Faced with increasing price pressures, vendors in the European business telephony markets are beginning to heighten focus on software and applications, moving away from the margin-sapping hardware business. However, in these new high-growth high-margin markets, the installed base of private branch exchange (PBX) remains a key competitive factor. Thus, most vendors are aggressively targeting the PBX installed base.

"Growth in shipments was driven by the buoyant replacement market fuelled by the adoption of Internet protocol (IP) and by Greenfield deployments in emerging markets such as Russia, Poland, the Czech Republic and Hungary," notes Frost & Sullivan Industry Analyst Shomik Banerjee. "European scepticism toward Internet Protocol (IP) telephony is gradually on the wane and led by multinationals headquartered in the United States, enterprises have started deploying IP telephony on a larger scale."

Approximately 83.7 per cent of lines shipped were IP capable, out of which around 4.3 million were IP users with some kind of IP end point. Most large vendors have developed an IP capability within their systems and in a race against time, vendors with considerable installed base are marketing their IP portfolio rather aggressively.

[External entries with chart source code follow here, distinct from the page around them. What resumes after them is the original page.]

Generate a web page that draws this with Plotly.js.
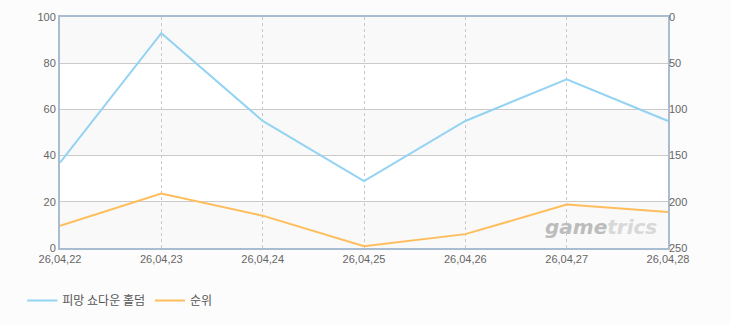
<!DOCTYPE html>
<html><head><meta charset="utf-8">
<script src="https://cdn.plot.ly/plotly-3.0.1.min.js"></script>
<style>html,body{margin:0;padding:0;background:#fcfcfc;}#c{width:730px;height:325px;}</style>
</head><body><div id="c"></div>
<script>
const dates = ["26,04,22","26,04,23","26,04,24","26,04,25","26,04,26","26,04,27","26,04,28"];
const shareValues = [37, 93, 55, 29, 55, 73, 55];
const rankValues = [226, 191, 215, 248, 235, 203, 211];
const leftTicks = [0, 20, 40, 60, 80, 100];
const rightTicks = [0, 50, 100, 150, 200, 250];
const seriesNames = ["피망 쇼다운 홀덤", "순위"];

const font = "Liberation Sans, Arial, sans-serif";
const shapes = [];
for (let i = 0; i < leftTicks.length - 1; i += 2) {
  shapes.push({type:'rect', xref:'paper', yref:'y', x0:0, x1:1, y0:leftTicks[i], y1:leftTicks[i+1],
    fillcolor:'#f9f9f9', line:{width:0}, layer:'below'});
}
const data = [
  {x: dates, y: shareValues, name: seriesNames[0], type:'scatter', mode:'lines',
   line:{color:'#94d3f2', width:2}, yaxis:'y'},
  {x: dates, y: rankValues, name: seriesNames[1], type:'scatter', mode:'lines',
   line:{color:'#ffbd5c', width:2}, yaxis:'y2'}
];
const layout = {
  width:730, height:325,
  margin:{l:60, r:62, t:17, b:77, autoexpand:false},
  paper_bgcolor:'#fcfcfc', plot_bgcolor:'#ffffff',
  font:{family:font, size:11, color:'#666'},
  shapes: shapes,
  showlegend:true,
  legend:{orientation:'h', x:-0.062, xanchor:'left', y:-0.165, yanchor:'top',
    font:{family:"Noto Sans CJK KR, sans-serif", size:12, color:'#555'}},
  xaxis:{type:'category', range:[0, dates.length-1], showgrid:true, gridcolor:'#c8c8c8', griddash:'3px,3px', gridwidth:1,
    showline:true, linecolor:'#a9bdd2', linewidth:2, mirror:true, ticks:'', ticklen:0,
    tickfont:{size:11, color:'#666'}, zeroline:false, fixedrange:true},
  yaxis:{range:[0,100], tickvals:leftTicks, showgrid:true, gridcolor:'#cacaca', gridwidth:1,
    showline:true, linecolor:'#a9bdd2', linewidth:2, mirror:true, ticks:'', zeroline:false,
    tickfont:{size:11, color:'#666'}},
  yaxis2:{overlaying:'y', side:'right', range:[250,0], tickvals:rightTicks, showgrid:false,
    showline:false, zeroline:false, ticks:'', tickfont:{size:11, color:'#666'}},
  annotations:[{xref:'paper', yref:'paper', x:0.985, y:0.03, xanchor:'right', yanchor:'bottom', showarrow:false,
    text:'<span style="color:#bcbcbc">game</span><span style="color:#d8d8d8">trics</span>',
    font:{family:"DejaVu Sans, sans-serif", size:20, weight:700, style:'italic'}}]
};
Plotly.newPlot('c', data, layout, {displayModeBar:false, staticPlot:true});
</script></body></html>
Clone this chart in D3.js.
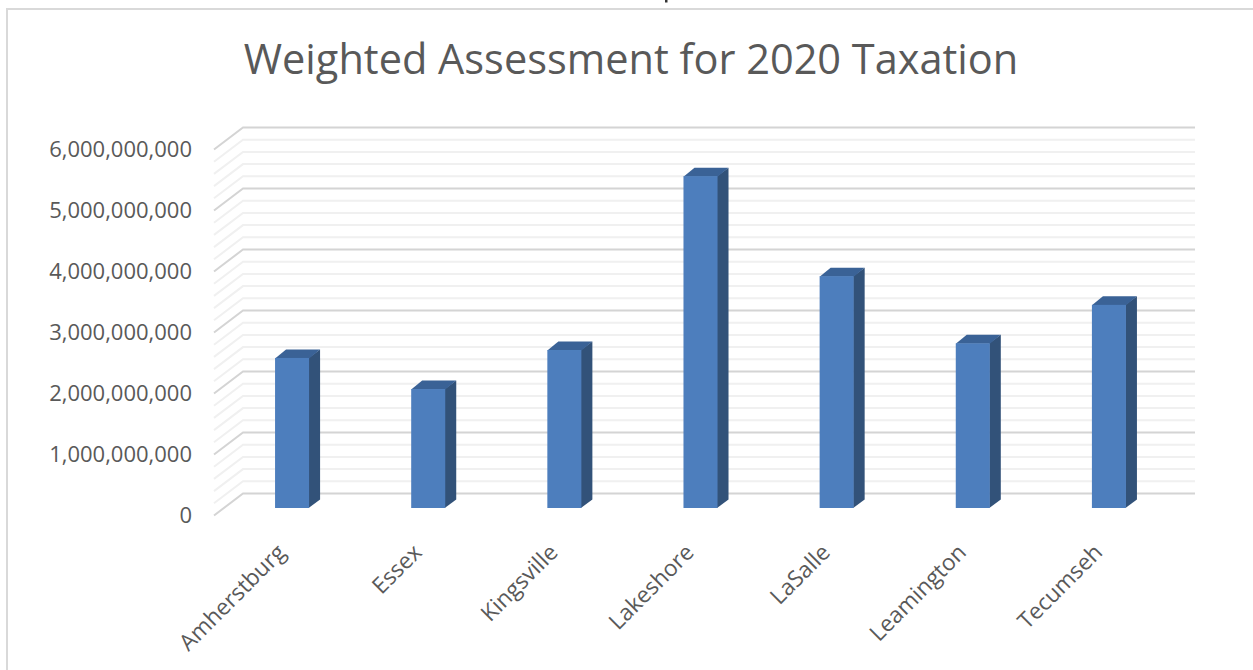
<!DOCTYPE html>
<html>
<head>
<meta charset="utf-8">
<style>
  body { margin: 0; background: #fff; }
  text { font-family: "Open Sans", sans-serif; fill: #595959; }
</style>
</head>
<body>
<svg id="chart" width="1253" height="670"></svg>

<script src="https://d3js.org/d3.v7.min.js"></script>
<script>
  // Data
  var categories = ["Amherstburg", "Essex", "Kingsville", "Lakeshore", "LaSalle", "Leamington", "Tecumseh"];
  var assessment = [2460000000, 1950000000, 2590000000, 5440000000, 3800000000, 2700000000, 3330000000];
  var majorTicks = [0, 1000000000, 2000000000, 3000000000, 4000000000, 5000000000, 6000000000];
  var minorTicks = [200000000, 400000000, 600000000, 800000000,
    1200000000, 1400000000, 1600000000, 1800000000,
    2200000000, 2400000000, 2600000000, 2800000000,
    3200000000, 3400000000, 3600000000, 3800000000,
    4200000000, 4400000000, 4600000000, 4800000000,
    5200000000, 5400000000, 5600000000, 5800000000];
  var chartTitle = "Weighted Assessment for 2020 Taxation";

  var svg = d3.select("#chart");

  // Chart frame, only the top and left edges are in the picture
  svg.append("path")
    .attr("d", "M7,670V9H1253")
    .attr("fill", "none")
    .attr("stroke", "#d9d9d9")
    .attr("stroke-width", 2);

  // Speck left over from the text above the frame
  svg.append("rect")
    .attr("x", 665).attr("y", 0)
    .attr("width", 2.5).attr("height", 2.5)
    .attr("fill", "#333");

  svg.append("text")
    .attr("x", 631).attr("y", 74)
    .attr("text-anchor", "middle")
    .style("font-size", "41.5px")
    .text(chartTitle);

  // Scales: y is the back wall, the floor runs forward and to the left of it
  var y = d3.scaleLinear().domain([0, 6000000000]).range([493.5, 127.5]);
  var x = d3.scaleBand().domain(categories).range([224, 1177]).paddingInner(0.75).paddingOuter(0.375);
  var wallLeft = 243, wallRight = 1195;
  var depthX = 29, depthY = 22;       // full depth of the floor
  var barDepthX = 11, barDepthY = 8.5; // depth of one bar
  var barFront = 14.5;                // how far the bar front stands forward of the wall

  function gridLines(values, colour, width) {
    svg.append("g").selectAll("path")
      .data(values)
      .enter()
      .append("path")
      .attr("d", function (d) {
        return "M" + (wallLeft - depthX) + "," + (y(d) + depthY) +
          "L" + wallLeft + "," + y(d) + "H" + wallRight;
      })
      .attr("fill", "none")
      .attr("stroke", colour)
      .attr("stroke-width", width);
  }
  gridLines(minorTicks, "#f0f0f0", 2);
  gridLines(majorTicks, "#d4d4d4", 2);

  // Bars
  var bars = svg.append("g").selectAll("g")
    .data(categories)
    .enter()
    .append("g");

  function faceTop(i) { return y(assessment[i]) + barFront; }
  var faceBottom = y(0) + barFront;

  bars.append("path")  // side
    .attr("fill", "#325279")
    .attr("d", function (d, i) {
      var r = x(d) + x.bandwidth() - 0.5;
      return "M" + r + "," + faceTop(i) + "l" + (barDepthX + 0.5) + "," + (-barDepthY) +
        "V" + (faceBottom - barDepthY) + "L" + r + "," + faceBottom + "Z";
    });

  bars.append("path")  // top
    .attr("fill", "#3a6296")
    .attr("d", function (d, i) {
      return "M" + x(d) + "," + (faceTop(i) + 0.5) + "l" + barDepthX + "," + (-barDepthY - 0.5) +
        "h" + x.bandwidth() + "l" + (-barDepthX) + "," + (barDepthY + 0.5) + "Z";
    });

  bars.append("rect")  // front
    .attr("fill", "#4d7ebd")
    .attr("x", function (d) { return x(d); })
    .attr("width", x.bandwidth())
    .attr("y", function (d, i) { return faceTop(i); })
    .attr("height", function (d, i) { return faceBottom - faceTop(i); });

  // Value axis sits on the front edge of the floor
  var yAxis = svg.append("g")
    .attr("transform", "translate(192," + depthY + ")")
    .call(d3.axisLeft(y).tickValues(majorTicks).tickFormat(d3.format(",")).tickSize(0).tickPadding(0));
  yAxis.select(".domain").remove();
  yAxis.selectAll("text")
    .style("font-family", "'Open Sans', sans-serif")
    .style("font-size", "22px")
    .style("fill", "#595959");

  // Category axis with slanted labels
  var xAxis = svg.append("g")
    .attr("transform", "translate(-18,541)")
    .call(d3.axisBottom(x).tickSize(0).tickPadding(0));
  xAxis.select(".domain").remove();
  xAxis.selectAll("text")
    .style("font-family", "'Open Sans', sans-serif")
    .style("font-size", "22.6px")
    .style("fill", "#595959")
    .style("text-anchor", "end")
    .attr("dx", 0)
    .attr("dy", "0.8em")
    .attr("transform", "rotate(-45)");
</script>
</body>
</html>
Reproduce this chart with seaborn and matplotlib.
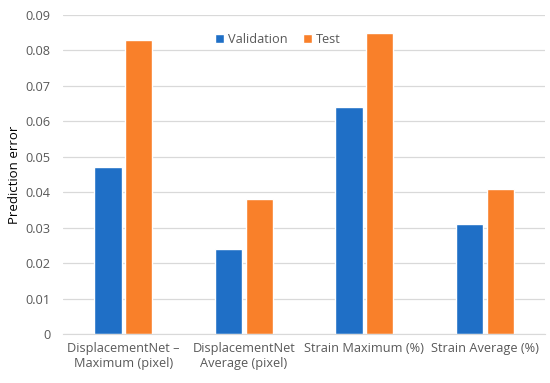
import matplotlib
matplotlib.use("Agg")
import matplotlib.pyplot as plt
import seaborn as sns
import pandas as pd

categories = ["DisplacementNet \u2013\nMaximum (pixel)", "DisplacementNet\nAverage (pixel)",
              "Strain Maximum (%)", "Strain Average (%)"]
validation = [0.047, 0.024, 0.064, 0.031]
test = [0.083, 0.038, 0.085, 0.041]
series = ["Validation", "Test"]
colors = ["#1f6fc6", "#f9802a"]

df = pd.DataFrame({
    "category": categories * 2,
    "value": validation + test,
    "series": [series[0]] * 4 + [series[1]] * 4,
})

sns.set_style("white")
plt.rcParams['font.family'] = ['Open Sans', 'DejaVu Sans']

fig = plt.figure(figsize=(5.5, 3.83), dpi=100)
ax = fig.add_axes([0.1145, 0.128, 0.877, 0.833])
sns.barplot(data=df, x="category", y="value", hue="series", palette=colors,
            width=0.51, gap=0.115, ax=ax, saturation=1)

ax.set_ylim(0, 0.09)
ax.set_yticks([i / 100 for i in range(10)])
ax.set_yticklabels(["0"] + ["0.%02d" % i for i in range(1, 10)])
ax.grid(axis="y", color="#d9d9d9", linewidth=0.9)
ax.set_axisbelow(True)
for s in ["top", "right", "left"]:
    ax.spines[s].set_visible(False)
ax.spines["bottom"].set_color("#d9d9d9")
ax.tick_params(axis="both", length=0, colors="#595959", labelsize=9.2)
ax.tick_params(axis="y", pad=9)
ax.tick_params(axis="x", pad=6)
ax.set_xlabel("")
ax.set_ylabel("Prediction error", fontsize=9.5, color="black", labelpad=3)

ax.legend(loc="upper center", bbox_to_anchor=(0.445, 0.98), ncol=2, frameon=False,
          fontsize=9.2, handlelength=0.7, handleheight=0.7, handletextpad=0.3,
          columnspacing=1.2, labelcolor="#595959")

fig.savefig("out.png", dpi=100)
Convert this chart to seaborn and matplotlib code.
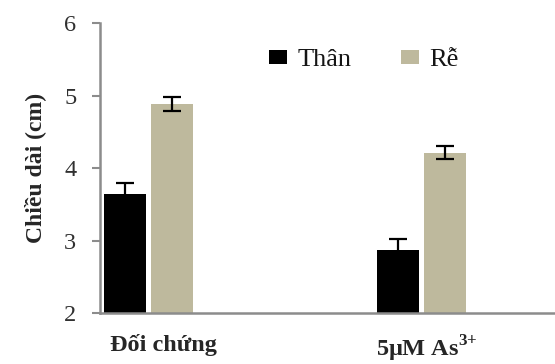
import matplotlib
matplotlib.use("Agg")
import matplotlib.pyplot as plt
import matplotlib.transforms as mtransforms
import seaborn as sns
import pandas as pd
import numpy as np

# Data
categories = ["Đối chứng", r"5μM As$^{\mathbf{3{+}}}$"]
series_names = ["Thân", "Rễ"]
than_values = [3.64, 2.87]
re_values = [4.88, 4.21]
than_err = [0.15, 0.15]
re_err = [0.10, 0.09]
colors = ["#000000", "#C4BD97"]

df = pd.DataFrame({
    "cat": categories * 2,
    "series": [series_names[0]] * 2 + [series_names[1]] * 2,
    "value": than_values + re_values,
    "err": than_err + re_err,
})

sns.set_style("white")
plt.rcParams["font.family"] = ["Liberation Serif", "DejaVu Serif"]
plt.rcParams["mathtext.fontset"] = "custom"
plt.rcParams["mathtext.rm"] = "Liberation Serif"
plt.rcParams["mathtext.bf"] = "Liberation Serif:bold"

fig = plt.figure(figsize=(5.55, 3.64), dpi=100)
ax = fig.add_axes([100/555, 1-313/364, 455/555, 290/364])

sns.barplot(data=df, x="cat", y="value", hue="series", order=categories,
            hue_order=series_names, palette=colors, width=0.35, gap=0.12,
            errorbar=None, ax=ax, edgecolor="none", linewidth=0)

# error bars at bar centers
for cont, errs in zip(ax.containers, [than_err, re_err]):
    for rect, e in zip(cont, errs):
        xc = rect.get_x() + rect.get_width() / 2
        ax.errorbar(xc, rect.get_height(), yerr=e, fmt="none", ecolor="black",
                    elinewidth=1.6, capsize=6.5, capthick=1.6, zorder=5)

ax.set_ylim(2, 6)
ax.set_yticks([2, 3, 4, 5, 6])
ax.set_xlim(-0.178, 1.489)

for s in ["top", "right"]:
    ax.spines[s].set_visible(False)
for s in ["left", "bottom"]:
    ax.spines[s].set_color("#8c8c8c")
    ax.spines[s].set_linewidth(1.8)

ax.tick_params(axis="y", direction="out", length=6, width=1.5, color="#8c8c8c",
               labelsize=17.5, labelcolor="#303030", pad=11, left=True)
ax.tick_params(axis="x", length=0, pad=15)
ax.set_xticks([0, 1])
ax.set_xticklabels(categories, fontsize=17.5, fontweight="bold")
for lbl, dx in zip(ax.get_xticklabels(), [15, 5]):
    lbl.set_transform(lbl.get_transform() +
                      mtransforms.ScaledTranslation(dx / 100, 0, fig.dpi_scale_trans))
ax.set_xlabel("")
ax.set_ylabel("Chiều dài (cm)", fontsize=17, fontweight="bold")
ax.yaxis.set_label_coords(-0.118, 0.5)

leg = ax.legend(loc="center left", bbox_to_anchor=(0.372, 0.872), frameon=False,
                fontsize=19, handlelength=0.68, handleheight=0.45,
                handletextpad=0.38, columnspacing=1.9, ncol=2,
                borderpad=0, borderaxespad=0)
for t in leg.get_texts():
    t.set_color("#151515")

fig.savefig("out.png", dpi=100)
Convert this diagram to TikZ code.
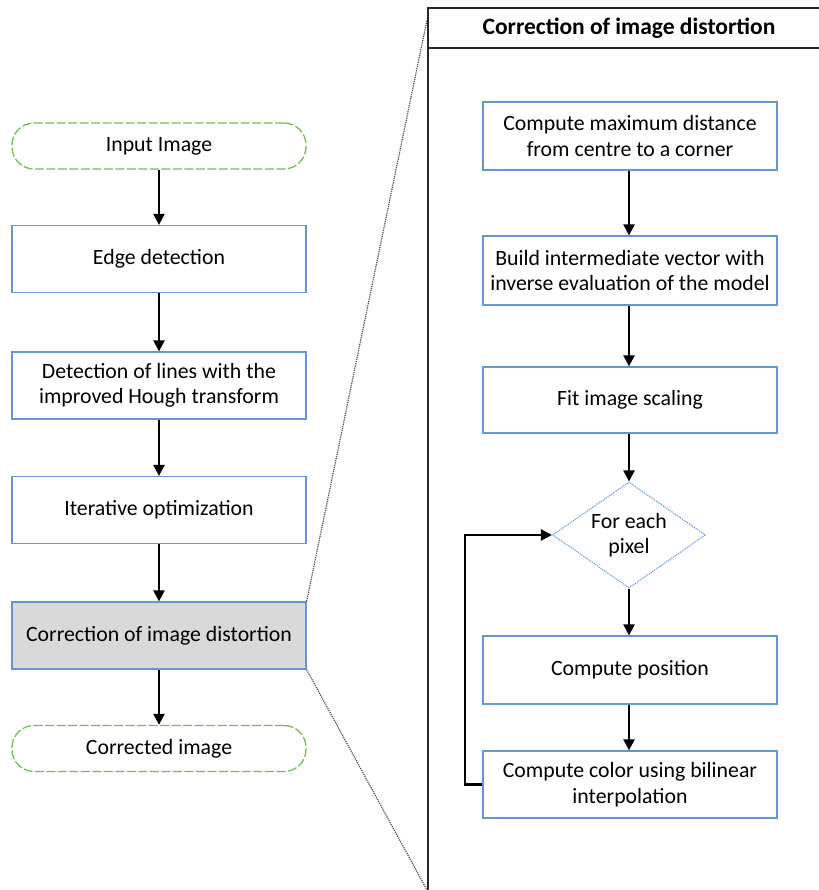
\documentclass[tikz,border=0pt]{standalone}
\usepackage{fontspec}
\setmainfont{Carlito}
\usetikzlibrary{shapes.geometric,arrows.meta}
\definecolor{termgreen}{RGB}{120,185,80}
\definecolor{boxblue}{RGB}{100,150,210}
\definecolor{boxgray}{RGB}{217,217,217}
\tikzset{
  x=1pt,y=1pt,
  every node/.style={font=\fontsize{21.8}{25.5}\selectfont, align=center},
  term/.style={draw=termgreen, dash pattern=on 9pt off 2.5pt, line width=1.3pt, rounded corners=22pt, minimum width=294pt, minimum height=46pt, inner sep=0pt},
  procbox/.style={draw=boxblue, line width=1.2pt, minimum width=294pt, minimum height=67pt, inner sep=0pt},
  decbox/.style={draw=boxblue, densely dotted, line width=1.1pt, diamond, aspect=1.45, minimum width=153pt, minimum height=106pt, inner sep=0pt},
  flow/.style={-{Triangle[length=11pt,width=11pt]}, line width=2.2pt},
  zoomline/.style={densely dotted, line width=1.2pt, gray!60!black}
}
\begin{document}
\begin{tikzpicture}
\useasboundingbox (0,0) rectangle (818,890);
% left column
\node[term] (in) at (159,744) {Input Image};
\node[procbox] (edge) at (159,631) {Edge detection};
\node[procbox] (lines) at (159,504.5) {Detection of lines with the\\improved Hough transform};
\node[procbox] (iter) at (159,380) {Iterative optimization};
\node[procbox, fill=boxgray] (corr) at (159,254.5) {Correction of image distortion};
\node[term] (out) at (159,141.5) {Corrected image};
\draw[flow] (in) -- (edge);
\draw[flow] (edge) -- (lines);
\draw[flow] (lines) -- (iter);
\draw[flow] (iter) -- (corr);
\draw[flow] (corr) -- (out);
% panel
\coordinate (ptl) at (428,882);
\coordinate (pbl) at (428,-5);
\coordinate (ptr) at (825,882);
\coordinate (pbr) at (825,-5);
\draw[line width=1.8pt, black!85] (pbl) -- (ptl) -- (ptr) -- (pbr) -- cycle;
\coordinate (tl) at (428,842);
\coordinate (tr) at (825,842);
\draw[line width=1.8pt, black!85] (tl) -- (tr);
\node[font=\fontsize{23.5}{25}\selectfont\bfseries] (title) at (629,862) {Correction of image distortion};
% zoom lines
\coordinate (zt) at (427,870);
\coordinate (zb) at (427,0);
\draw[zoomline] (corr.north east) -- (zt);
\draw[zoomline] (corr.south east) -- (zb);
% right column
\node[procbox, minimum height=68pt] (max) at (630,754) {Compute maximum distance\\from centre to a corner};
\node[procbox, minimum height=69pt] (build) at (630,619.5) {Build intermediate vector with\\inverse evaluation of the model};
\node[procbox, minimum height=66pt] (fit) at (630,490) {Fit image scaling};
\node[decbox] (each) at (629,355) {For each\\pixel};
\node[procbox, minimum height=68pt] (pos) at (630,220) {Compute position};
\node[procbox] (col) at (630,105.5) {Compute color using bilinear\\interpolation};
\draw[flow] (max.south -| each) -- (build.north -| each);
\draw[flow] (build.south -| each) -- (fit.north -| each);
\draw[flow] (fit.south -| each) -- (each);
\draw[flow] (each) -- (pos.north -| each);
\draw[flow] (pos.south -| each) -- (col.north -| each);
\coordinate (lp) at (465,0);
\draw[flow] (col.west) -- (col.west -| lp) -- (each.west -| lp) -- (each.west);
\end{tikzpicture}
\end{document}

Notably, vendors in the European business telephony markets have stepped up their efforts to endorse session initiation protocol (SIP). As the margins in the network continue to decline, vendors are being forced to look at new growth opportunities in the way of enhancing their application suite and adding business process integration functionality. In the real world of multi-vendor networks, standards such as SIP play a pivotal role in enabling these new opportunities.

However, increasing price pressures remain a key barrier to the further growth of the European business telephony markets. Despite the 6.2 per cent year on year (y-o-y) growth in lines shipments, revenues declined by 0.2 per cent y-o-y. There is also the threat of alternate business models such as managed and hosted service eating into the on-premise proposition.

"Microsoft's entry into the unified communication space has given a fillip to the software based solution market," explains Banerjee. "The entry of Microsoft has not only made software-based solutions a de-facto alternative to hardware based PBX, but also has pushed the case for enterprise convergence through unified communication."

Developing a strong ecosystem is crucial for vendors to survive the ongoing transformation in the European business telephony markets. This apart, vendors will also have to actively endorse open technologies.